For this project, I updated Vito Acconci's video art piece "Undertone." Here are a couple popular descriptions of his piece:
"In this now infamous tape, exemplary of his early transgressive performance style, Acconci sits and relates a masturbatory fantasy about a girl rubbing his legs under the table. Carrying on a rambling dialogue that shifts back and forth between the camera/spectator and himself, Acconci sexualizes the implicit contract between performer and viewer - the viewer serving as a voyeur who makes the performance possible by watching and completing the scene, believing the fantasy."
"In a visual style of address exactly equivalent to the presidential address, the face-to-face camera regards The Insignificant Man making the Outrageous Confession that is as likely as not to be an Incredible Lie. Who can escape the television image of Nixon?" - David Antin, "Television: Video's Frightful Parent," Artforum (December 1975)

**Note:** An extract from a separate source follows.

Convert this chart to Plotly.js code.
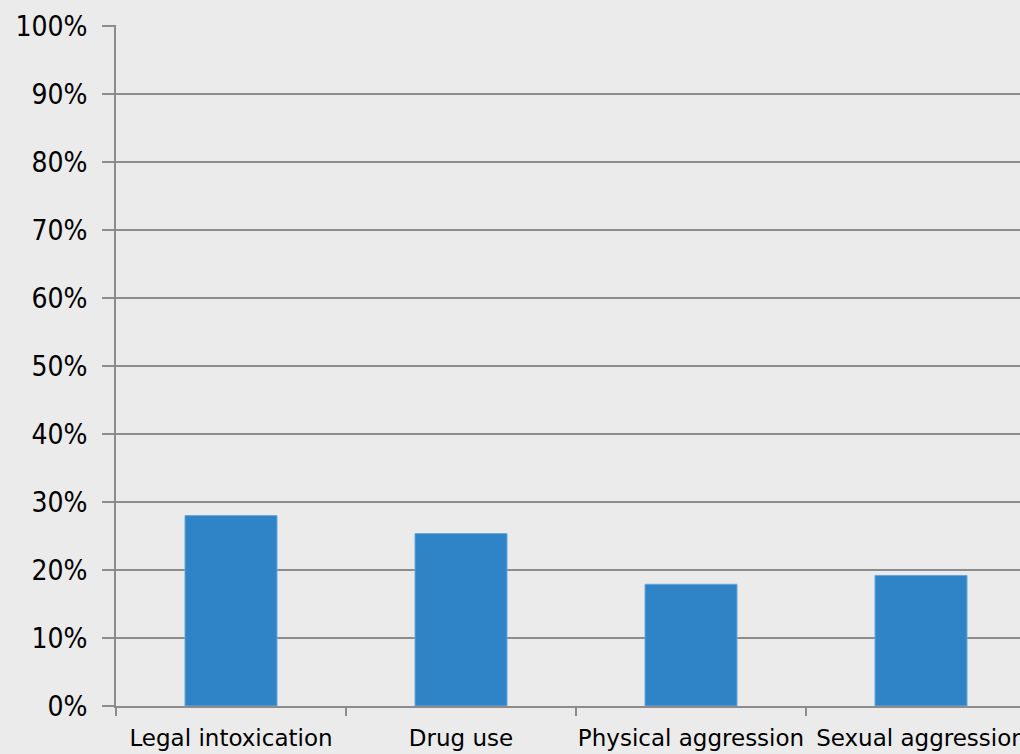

(These and an excerpt of the video can be found here)
My piece replaces the human sitting at the table with a robot. While Acconci's piece questions and closes up the distance between the viewer and the viewed, the subject and the object, "Monotone" instead plays with the boundary between human and machine. What happens when sexuality is programmed into a machine? If one of the "ultimate goals" of artificial intelligence is the creation of a machine that could pass for human (i.e. could pass the Turing test with flying colors), shouldn't sexuality be included in the machine's programming as well? Does a machine relaying its sexual fantasies and implicating us in the process make us any more or less uncomfortable than Acconci fantasizing in front of the camera? And once a machine can accomplish this, can it also make art?
Ultimately, this piece is about humanity, sexuality, and creativity not just as programmable but also as performance. I would argue that one of the most important aspects of Acconci's piece is that it emphasizes his own sexuality as a performance in the literal sense - he PERFORMS his fantasies in front of a camera and assumes an audience (indeed, "needs" an audience). "Undertone," I believe, makes this performativity even more explicit by positing sexuality as a program run by a machine. This begs some questions: is this robot's sexuality its own? Or is it forced onto it by someone else, like the programmer? Is the machine simply the participant in Searle's Chinese Room? These questions about the machine can easily be reflected back onto humanity; does ANYONE own their own sexuality? Or is it in some ways programmed into us so that we may perform it in front of society's audience, without ever fully understanding it even as we perform?